> What you need to do:
From the listing below, pull out all lines with "document" in them.

> Information shown:

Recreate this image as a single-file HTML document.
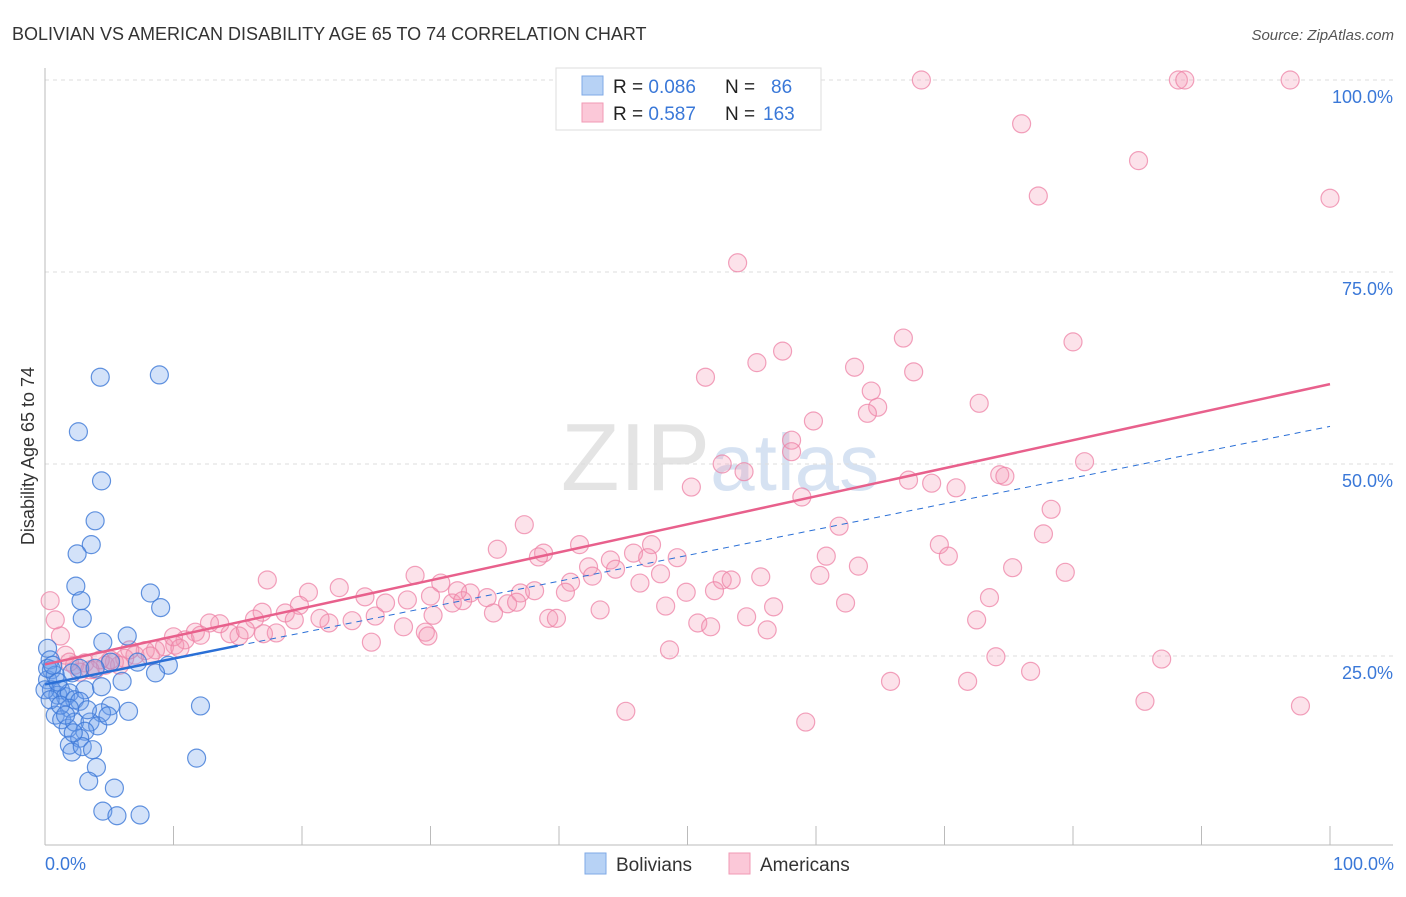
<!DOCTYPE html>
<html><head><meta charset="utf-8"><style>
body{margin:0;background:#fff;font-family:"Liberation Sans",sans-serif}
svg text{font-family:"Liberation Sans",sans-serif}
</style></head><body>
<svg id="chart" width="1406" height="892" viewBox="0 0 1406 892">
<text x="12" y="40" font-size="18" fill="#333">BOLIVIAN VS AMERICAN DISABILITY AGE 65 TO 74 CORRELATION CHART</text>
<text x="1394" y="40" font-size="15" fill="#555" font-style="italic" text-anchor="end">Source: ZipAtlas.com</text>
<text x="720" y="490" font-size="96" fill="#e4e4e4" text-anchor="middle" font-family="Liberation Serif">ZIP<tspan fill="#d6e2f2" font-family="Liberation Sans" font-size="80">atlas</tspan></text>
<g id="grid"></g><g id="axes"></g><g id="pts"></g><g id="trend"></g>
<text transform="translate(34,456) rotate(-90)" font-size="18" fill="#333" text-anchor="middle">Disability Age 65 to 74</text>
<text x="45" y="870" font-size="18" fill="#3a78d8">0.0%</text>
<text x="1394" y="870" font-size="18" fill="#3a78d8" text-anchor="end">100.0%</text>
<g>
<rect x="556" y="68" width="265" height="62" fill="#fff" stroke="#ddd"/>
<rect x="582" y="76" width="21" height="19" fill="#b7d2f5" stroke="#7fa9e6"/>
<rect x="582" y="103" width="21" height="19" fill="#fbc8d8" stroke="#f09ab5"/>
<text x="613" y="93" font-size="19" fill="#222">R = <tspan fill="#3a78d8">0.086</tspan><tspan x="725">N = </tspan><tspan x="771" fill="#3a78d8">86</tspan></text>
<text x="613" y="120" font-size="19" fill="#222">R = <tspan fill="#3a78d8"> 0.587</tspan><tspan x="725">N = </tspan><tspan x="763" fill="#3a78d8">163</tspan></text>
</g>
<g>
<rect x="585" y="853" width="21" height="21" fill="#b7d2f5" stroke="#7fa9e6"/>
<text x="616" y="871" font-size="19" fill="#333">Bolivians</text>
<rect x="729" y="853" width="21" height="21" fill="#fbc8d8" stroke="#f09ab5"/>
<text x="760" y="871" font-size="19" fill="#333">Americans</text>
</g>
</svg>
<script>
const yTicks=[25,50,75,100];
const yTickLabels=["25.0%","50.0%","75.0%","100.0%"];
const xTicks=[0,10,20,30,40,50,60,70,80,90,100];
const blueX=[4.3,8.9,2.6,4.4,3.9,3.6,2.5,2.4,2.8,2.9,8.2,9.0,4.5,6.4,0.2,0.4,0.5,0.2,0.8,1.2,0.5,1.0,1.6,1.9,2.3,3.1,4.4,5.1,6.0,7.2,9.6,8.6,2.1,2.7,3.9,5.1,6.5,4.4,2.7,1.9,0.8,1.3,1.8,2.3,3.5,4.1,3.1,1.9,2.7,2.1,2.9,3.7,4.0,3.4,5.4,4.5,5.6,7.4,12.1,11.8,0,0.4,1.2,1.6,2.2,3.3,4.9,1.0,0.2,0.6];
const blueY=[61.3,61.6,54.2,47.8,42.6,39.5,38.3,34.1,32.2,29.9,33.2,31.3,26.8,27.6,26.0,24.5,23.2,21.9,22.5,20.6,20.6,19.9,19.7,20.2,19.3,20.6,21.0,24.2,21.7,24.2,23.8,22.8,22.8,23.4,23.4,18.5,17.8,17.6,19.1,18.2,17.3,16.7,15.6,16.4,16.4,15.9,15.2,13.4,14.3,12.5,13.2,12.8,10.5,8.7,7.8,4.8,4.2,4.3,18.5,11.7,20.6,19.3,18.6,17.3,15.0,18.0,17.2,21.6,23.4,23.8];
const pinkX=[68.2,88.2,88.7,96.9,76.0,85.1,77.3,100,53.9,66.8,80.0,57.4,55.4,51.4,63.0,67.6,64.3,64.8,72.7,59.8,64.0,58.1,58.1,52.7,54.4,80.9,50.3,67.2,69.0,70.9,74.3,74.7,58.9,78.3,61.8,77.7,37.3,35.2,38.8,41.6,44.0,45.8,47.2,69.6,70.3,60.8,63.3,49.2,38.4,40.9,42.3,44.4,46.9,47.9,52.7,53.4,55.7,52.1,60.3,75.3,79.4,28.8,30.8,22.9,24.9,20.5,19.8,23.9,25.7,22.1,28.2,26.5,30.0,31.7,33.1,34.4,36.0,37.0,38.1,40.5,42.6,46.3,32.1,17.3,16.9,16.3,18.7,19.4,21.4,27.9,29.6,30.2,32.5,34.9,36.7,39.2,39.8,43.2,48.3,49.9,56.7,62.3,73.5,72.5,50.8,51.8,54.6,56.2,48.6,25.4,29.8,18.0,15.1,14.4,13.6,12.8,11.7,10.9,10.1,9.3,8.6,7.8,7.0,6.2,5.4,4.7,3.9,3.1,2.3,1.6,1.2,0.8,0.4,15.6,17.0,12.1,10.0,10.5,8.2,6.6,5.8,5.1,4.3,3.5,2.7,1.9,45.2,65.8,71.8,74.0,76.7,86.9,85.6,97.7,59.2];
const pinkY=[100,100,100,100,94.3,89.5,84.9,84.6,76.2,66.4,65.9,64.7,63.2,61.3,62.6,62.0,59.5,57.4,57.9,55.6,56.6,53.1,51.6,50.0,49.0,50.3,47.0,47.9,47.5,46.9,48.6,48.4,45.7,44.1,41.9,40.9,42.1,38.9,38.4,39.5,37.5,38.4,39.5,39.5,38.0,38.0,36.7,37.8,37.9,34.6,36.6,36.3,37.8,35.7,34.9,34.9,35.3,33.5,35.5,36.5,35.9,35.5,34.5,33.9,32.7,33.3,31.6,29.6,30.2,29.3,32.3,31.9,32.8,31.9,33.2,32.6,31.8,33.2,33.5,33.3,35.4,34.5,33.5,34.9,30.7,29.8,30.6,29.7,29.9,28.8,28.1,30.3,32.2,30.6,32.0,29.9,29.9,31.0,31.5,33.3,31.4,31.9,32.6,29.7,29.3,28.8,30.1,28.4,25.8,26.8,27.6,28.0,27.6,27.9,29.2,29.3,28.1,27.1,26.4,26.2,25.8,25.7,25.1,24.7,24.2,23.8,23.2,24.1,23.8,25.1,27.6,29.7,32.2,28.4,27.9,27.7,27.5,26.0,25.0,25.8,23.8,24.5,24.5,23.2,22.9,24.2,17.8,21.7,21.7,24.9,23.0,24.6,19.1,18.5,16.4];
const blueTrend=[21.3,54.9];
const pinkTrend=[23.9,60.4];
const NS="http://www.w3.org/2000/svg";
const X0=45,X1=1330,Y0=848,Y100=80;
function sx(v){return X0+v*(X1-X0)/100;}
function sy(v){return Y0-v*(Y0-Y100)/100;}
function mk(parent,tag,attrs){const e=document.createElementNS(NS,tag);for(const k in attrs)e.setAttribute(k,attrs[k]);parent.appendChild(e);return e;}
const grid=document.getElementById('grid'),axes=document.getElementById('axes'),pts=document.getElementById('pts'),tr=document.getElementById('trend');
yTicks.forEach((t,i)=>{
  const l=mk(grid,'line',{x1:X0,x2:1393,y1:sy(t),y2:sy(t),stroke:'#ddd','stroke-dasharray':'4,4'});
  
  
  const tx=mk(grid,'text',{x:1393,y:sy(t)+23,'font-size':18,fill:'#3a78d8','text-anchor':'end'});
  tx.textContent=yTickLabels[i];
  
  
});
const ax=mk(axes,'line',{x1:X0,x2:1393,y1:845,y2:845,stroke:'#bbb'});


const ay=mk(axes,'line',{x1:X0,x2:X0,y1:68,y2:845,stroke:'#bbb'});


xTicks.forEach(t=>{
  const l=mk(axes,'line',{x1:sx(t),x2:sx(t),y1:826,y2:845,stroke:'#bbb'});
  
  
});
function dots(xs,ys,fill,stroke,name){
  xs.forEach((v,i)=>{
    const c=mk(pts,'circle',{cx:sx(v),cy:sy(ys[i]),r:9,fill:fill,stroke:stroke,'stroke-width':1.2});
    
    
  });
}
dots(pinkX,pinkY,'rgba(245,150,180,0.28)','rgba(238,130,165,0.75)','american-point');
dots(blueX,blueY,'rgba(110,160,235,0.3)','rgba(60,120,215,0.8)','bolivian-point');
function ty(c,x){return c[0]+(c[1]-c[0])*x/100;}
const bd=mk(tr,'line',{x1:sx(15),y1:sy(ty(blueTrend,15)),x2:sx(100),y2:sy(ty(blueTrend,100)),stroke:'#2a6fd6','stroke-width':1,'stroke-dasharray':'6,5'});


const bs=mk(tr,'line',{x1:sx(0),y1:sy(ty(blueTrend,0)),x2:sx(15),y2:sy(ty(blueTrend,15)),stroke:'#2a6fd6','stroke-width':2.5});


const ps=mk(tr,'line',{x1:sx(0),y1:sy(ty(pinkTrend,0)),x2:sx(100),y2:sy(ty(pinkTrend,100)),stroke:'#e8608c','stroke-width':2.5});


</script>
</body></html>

> Answer to the problem:
Recreate this image as a single-file HTML document.
function mk(parent,tag,attrs){const e=document.createElementNS(NS,tag);for(const k in attrs)e.setAttribute(k,attrs[k]);parent.appendChild(e);return e;}
const grid=document.getElementById('grid'),axes=document.getElementById('axes'),pts=document.getElementById('pts'),tr=document.getElementById('trend');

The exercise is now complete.